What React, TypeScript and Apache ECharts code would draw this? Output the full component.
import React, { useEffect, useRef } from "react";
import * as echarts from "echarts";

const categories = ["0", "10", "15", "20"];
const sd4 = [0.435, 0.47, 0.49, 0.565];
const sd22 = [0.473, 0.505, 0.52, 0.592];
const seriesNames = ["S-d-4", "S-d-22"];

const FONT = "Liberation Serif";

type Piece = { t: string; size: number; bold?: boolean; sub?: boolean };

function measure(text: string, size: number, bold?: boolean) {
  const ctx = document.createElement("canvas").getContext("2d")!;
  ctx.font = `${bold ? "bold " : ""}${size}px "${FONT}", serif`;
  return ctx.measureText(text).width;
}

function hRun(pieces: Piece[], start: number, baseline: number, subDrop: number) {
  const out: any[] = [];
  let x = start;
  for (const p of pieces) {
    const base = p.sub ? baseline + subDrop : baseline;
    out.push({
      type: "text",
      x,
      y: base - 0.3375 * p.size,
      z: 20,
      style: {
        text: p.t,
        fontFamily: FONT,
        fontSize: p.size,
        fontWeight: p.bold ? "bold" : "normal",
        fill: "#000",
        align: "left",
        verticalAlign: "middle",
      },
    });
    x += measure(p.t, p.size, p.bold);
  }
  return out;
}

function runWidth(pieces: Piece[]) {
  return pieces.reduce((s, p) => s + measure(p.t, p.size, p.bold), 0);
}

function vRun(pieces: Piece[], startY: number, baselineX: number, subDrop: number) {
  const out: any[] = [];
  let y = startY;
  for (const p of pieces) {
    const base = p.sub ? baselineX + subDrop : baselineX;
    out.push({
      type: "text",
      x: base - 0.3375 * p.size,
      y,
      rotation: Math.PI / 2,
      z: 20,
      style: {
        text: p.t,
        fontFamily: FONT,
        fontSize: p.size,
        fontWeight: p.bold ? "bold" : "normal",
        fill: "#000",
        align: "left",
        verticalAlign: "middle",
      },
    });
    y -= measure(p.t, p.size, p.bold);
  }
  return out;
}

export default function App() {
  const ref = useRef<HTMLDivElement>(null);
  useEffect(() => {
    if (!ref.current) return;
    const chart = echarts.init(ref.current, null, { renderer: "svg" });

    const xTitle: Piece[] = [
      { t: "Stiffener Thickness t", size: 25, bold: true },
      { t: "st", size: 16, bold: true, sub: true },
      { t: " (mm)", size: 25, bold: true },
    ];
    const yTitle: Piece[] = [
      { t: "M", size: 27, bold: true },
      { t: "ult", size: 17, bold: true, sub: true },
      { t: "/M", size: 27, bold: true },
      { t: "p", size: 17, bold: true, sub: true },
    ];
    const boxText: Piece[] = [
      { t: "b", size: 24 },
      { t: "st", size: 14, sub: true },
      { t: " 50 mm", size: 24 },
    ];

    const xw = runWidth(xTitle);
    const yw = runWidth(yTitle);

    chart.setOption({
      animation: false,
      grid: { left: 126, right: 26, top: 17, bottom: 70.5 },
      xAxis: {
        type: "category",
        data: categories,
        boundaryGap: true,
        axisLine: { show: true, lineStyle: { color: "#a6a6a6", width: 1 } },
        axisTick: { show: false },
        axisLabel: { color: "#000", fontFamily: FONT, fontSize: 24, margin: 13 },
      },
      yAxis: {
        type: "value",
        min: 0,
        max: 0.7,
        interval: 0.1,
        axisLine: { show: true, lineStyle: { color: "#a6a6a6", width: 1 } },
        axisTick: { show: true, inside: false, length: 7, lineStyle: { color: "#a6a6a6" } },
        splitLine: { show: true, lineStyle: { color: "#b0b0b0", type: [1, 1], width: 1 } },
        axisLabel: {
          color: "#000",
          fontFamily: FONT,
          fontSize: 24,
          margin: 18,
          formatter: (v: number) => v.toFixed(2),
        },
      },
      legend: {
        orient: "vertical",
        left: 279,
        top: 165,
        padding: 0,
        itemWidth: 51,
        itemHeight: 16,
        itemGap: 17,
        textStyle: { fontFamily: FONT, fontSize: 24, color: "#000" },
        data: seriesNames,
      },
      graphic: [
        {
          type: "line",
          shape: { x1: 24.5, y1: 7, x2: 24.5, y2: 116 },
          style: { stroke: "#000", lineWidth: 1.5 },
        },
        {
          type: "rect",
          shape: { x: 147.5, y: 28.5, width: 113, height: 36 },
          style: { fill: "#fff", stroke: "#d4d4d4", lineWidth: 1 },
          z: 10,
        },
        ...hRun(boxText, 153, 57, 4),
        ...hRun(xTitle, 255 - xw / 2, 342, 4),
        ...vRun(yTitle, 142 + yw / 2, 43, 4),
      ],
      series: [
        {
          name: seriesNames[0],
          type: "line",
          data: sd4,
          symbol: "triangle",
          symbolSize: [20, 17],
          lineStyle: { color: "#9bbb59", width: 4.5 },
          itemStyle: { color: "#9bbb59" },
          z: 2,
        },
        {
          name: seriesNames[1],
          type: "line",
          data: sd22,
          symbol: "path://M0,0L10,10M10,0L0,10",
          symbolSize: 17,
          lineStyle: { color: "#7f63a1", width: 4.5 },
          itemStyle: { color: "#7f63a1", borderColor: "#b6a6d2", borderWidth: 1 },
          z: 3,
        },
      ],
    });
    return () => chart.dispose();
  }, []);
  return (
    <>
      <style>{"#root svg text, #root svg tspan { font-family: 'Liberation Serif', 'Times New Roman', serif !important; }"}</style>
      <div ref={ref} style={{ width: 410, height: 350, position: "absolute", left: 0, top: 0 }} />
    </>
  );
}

......

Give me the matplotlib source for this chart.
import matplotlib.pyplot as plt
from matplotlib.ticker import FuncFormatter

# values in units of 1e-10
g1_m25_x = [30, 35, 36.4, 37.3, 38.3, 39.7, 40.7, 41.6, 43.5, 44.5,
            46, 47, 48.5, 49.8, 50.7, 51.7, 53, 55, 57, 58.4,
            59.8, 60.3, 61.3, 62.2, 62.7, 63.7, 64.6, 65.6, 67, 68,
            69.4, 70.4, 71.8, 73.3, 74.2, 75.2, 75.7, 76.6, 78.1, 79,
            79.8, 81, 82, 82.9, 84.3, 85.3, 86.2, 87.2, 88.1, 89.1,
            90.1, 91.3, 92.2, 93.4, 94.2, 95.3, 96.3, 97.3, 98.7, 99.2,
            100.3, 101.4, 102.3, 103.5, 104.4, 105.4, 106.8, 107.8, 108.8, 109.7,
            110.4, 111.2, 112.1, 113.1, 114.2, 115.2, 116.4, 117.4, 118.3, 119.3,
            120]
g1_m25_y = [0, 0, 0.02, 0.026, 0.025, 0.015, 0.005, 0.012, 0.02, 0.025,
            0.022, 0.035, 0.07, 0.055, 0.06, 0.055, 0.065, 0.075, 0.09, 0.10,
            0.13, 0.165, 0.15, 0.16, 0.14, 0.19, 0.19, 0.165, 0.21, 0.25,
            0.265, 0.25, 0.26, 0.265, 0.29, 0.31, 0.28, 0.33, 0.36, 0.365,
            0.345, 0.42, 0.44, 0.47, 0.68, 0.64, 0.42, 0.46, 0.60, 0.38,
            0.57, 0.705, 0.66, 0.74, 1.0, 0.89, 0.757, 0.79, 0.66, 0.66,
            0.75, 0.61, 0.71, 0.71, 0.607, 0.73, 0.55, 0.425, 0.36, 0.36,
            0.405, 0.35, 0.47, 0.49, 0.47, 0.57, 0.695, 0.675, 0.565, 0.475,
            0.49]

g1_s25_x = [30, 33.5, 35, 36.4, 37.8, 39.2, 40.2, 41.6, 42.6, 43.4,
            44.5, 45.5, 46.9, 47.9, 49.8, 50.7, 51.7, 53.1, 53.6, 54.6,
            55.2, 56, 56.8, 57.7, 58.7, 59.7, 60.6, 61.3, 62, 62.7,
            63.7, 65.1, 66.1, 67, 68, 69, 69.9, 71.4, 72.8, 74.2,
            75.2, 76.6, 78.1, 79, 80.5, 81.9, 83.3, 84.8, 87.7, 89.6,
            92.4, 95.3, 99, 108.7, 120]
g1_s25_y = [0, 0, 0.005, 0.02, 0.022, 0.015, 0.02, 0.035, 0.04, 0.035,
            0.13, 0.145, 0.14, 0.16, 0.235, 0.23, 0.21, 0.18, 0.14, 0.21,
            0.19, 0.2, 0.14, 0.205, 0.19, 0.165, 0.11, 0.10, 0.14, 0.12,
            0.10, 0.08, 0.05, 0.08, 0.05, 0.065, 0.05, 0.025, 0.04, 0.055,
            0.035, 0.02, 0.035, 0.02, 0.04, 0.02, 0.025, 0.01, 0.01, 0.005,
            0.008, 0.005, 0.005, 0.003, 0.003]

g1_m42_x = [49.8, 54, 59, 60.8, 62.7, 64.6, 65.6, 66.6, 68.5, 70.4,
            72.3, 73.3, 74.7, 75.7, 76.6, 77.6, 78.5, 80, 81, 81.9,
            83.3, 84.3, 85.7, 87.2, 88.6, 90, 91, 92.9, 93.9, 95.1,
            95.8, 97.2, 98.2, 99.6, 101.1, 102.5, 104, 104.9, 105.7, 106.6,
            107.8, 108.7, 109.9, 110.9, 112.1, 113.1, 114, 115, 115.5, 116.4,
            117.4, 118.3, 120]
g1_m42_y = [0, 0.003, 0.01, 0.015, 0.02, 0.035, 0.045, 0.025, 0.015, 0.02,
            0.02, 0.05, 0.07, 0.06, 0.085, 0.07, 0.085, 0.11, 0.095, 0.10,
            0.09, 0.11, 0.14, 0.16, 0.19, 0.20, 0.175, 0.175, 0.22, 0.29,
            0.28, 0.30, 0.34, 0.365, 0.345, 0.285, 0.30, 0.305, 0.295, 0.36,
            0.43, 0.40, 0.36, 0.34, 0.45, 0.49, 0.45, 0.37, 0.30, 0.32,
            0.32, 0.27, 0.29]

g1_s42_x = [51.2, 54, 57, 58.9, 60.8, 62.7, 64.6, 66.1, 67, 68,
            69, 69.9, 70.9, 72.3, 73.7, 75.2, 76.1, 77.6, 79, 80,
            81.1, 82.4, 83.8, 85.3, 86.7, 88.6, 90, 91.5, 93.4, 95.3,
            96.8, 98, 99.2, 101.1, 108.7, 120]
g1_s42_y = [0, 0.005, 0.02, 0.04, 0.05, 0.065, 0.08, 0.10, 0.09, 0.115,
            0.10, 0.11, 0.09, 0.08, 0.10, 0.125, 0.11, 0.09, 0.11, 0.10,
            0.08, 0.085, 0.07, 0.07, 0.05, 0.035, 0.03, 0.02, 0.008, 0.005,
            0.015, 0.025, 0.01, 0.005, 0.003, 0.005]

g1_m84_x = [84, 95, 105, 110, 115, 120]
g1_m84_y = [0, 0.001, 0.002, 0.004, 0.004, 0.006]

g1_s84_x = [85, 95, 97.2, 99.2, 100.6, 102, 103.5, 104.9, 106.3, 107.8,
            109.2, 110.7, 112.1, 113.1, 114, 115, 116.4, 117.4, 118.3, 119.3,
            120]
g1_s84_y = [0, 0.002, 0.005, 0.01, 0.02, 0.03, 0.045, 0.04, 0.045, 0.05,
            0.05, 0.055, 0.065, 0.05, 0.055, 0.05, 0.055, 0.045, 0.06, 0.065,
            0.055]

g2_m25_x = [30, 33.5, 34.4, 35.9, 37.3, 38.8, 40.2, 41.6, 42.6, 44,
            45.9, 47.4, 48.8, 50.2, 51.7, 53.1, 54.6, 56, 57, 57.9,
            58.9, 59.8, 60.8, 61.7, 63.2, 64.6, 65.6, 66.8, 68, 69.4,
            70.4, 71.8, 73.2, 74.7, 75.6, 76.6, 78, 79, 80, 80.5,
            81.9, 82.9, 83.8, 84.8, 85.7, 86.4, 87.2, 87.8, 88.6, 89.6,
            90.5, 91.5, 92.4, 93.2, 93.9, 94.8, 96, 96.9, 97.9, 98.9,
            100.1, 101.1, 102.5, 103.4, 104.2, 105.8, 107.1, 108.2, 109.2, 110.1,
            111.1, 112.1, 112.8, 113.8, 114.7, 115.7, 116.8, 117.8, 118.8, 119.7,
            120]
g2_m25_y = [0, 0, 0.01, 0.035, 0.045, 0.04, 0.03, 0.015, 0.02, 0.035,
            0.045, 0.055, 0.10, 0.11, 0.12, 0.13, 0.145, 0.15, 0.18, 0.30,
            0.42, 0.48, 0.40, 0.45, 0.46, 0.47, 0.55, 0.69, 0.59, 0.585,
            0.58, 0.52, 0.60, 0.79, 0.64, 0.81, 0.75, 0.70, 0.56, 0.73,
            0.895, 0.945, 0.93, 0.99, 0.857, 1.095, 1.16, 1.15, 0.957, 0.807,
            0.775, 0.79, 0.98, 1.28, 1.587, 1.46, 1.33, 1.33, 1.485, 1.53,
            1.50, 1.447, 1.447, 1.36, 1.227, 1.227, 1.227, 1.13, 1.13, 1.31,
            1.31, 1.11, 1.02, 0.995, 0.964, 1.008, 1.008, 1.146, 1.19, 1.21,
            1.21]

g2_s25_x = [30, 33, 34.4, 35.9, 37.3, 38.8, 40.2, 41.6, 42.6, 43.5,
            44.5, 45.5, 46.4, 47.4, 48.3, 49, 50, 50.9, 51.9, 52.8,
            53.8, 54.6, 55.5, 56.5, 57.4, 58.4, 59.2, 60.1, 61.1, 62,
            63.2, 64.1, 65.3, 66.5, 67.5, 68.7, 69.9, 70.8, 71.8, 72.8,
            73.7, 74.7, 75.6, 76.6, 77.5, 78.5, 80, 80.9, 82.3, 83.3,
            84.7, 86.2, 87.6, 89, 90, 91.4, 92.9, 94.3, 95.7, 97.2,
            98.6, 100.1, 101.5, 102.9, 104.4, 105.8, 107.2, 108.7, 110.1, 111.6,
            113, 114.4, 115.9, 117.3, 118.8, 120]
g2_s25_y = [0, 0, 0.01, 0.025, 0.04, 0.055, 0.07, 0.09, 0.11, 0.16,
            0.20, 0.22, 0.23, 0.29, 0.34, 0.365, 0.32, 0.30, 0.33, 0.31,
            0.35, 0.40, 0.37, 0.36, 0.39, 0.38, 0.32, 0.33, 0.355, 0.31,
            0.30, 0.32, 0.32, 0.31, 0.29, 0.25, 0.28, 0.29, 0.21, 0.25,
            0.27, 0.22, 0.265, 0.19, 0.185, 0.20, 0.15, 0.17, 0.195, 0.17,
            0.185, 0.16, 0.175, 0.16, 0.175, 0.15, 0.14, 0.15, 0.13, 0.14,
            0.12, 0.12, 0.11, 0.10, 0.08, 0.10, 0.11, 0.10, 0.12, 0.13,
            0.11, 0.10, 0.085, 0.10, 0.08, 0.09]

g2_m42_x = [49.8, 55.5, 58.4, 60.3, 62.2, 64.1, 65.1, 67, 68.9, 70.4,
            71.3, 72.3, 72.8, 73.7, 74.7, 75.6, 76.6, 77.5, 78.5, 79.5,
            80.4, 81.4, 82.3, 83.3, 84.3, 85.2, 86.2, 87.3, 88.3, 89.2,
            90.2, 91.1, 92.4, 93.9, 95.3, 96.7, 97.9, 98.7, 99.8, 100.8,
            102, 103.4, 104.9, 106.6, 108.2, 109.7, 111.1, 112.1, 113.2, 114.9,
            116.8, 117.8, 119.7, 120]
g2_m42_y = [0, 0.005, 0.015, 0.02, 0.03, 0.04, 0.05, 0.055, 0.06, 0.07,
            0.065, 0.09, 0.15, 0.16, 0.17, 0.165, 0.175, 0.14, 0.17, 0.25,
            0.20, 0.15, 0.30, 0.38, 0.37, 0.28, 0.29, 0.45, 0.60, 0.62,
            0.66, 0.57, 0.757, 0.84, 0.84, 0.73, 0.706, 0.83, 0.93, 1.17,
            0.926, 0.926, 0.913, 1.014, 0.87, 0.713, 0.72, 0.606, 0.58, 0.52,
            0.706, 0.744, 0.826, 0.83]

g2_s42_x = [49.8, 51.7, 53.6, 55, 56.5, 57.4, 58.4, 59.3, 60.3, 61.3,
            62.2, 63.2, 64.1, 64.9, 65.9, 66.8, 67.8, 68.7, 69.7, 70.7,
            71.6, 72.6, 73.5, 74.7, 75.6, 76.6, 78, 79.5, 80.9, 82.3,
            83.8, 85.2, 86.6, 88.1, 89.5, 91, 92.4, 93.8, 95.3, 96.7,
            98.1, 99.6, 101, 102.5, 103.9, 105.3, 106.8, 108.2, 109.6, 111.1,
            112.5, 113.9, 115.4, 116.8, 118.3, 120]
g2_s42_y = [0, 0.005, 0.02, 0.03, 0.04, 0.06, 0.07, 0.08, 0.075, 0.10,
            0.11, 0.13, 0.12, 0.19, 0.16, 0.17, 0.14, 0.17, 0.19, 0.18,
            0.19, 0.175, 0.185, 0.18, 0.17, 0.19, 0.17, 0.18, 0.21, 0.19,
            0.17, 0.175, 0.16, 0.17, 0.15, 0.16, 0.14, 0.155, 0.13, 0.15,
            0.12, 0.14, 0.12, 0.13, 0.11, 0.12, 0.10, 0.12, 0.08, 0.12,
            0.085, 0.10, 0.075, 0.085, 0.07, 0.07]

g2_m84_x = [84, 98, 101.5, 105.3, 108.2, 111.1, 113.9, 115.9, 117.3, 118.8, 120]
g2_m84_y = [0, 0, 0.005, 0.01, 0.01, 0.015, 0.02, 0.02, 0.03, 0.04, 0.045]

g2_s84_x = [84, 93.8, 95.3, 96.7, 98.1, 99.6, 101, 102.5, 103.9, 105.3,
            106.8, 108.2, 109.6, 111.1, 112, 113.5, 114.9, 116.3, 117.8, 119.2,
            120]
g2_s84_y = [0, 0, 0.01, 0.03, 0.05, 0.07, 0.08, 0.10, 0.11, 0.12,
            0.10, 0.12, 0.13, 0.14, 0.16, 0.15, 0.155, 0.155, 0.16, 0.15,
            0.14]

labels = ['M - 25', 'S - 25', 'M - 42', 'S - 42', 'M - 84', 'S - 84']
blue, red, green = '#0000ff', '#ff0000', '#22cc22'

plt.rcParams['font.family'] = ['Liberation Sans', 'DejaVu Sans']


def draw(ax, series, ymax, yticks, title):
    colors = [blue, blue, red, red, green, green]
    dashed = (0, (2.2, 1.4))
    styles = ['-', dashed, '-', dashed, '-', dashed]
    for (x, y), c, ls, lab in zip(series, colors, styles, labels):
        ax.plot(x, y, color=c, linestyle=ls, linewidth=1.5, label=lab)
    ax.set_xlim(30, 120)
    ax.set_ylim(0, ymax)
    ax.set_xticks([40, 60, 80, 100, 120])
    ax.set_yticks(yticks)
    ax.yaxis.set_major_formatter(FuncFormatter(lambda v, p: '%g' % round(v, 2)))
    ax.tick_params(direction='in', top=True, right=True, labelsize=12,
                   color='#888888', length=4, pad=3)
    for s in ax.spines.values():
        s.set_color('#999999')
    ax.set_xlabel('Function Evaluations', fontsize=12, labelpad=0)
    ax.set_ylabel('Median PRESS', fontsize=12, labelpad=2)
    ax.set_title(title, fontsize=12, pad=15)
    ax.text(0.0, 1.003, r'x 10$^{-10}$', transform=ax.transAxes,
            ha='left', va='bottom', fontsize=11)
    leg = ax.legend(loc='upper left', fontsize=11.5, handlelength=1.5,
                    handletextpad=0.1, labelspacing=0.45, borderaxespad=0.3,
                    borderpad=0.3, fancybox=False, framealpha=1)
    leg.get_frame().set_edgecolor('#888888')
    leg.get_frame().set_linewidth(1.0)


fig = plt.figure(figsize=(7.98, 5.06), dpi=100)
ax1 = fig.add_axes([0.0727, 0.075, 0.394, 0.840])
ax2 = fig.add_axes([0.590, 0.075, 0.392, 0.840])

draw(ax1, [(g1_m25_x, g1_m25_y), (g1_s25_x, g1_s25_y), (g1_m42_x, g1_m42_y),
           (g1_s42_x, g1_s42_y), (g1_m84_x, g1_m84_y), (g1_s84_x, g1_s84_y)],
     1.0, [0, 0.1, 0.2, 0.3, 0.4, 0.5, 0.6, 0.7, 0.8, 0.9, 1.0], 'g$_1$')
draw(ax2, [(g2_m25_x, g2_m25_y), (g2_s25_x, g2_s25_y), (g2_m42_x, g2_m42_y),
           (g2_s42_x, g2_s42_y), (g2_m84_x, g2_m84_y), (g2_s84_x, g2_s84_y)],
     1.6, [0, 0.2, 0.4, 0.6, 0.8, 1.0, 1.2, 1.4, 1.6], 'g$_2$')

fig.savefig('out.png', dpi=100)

......

Exactly and exclusively, reproduce the lines that start at the line containing "Give me the matplotlib source for this chart." and end at the line containing "from matplotlib.ticker import FuncFormatter", inclusive of both.

Give me the matplotlib source for this chart.
import matplotlib.pyplot as plt
from matplotlib.ticker import FuncFormatter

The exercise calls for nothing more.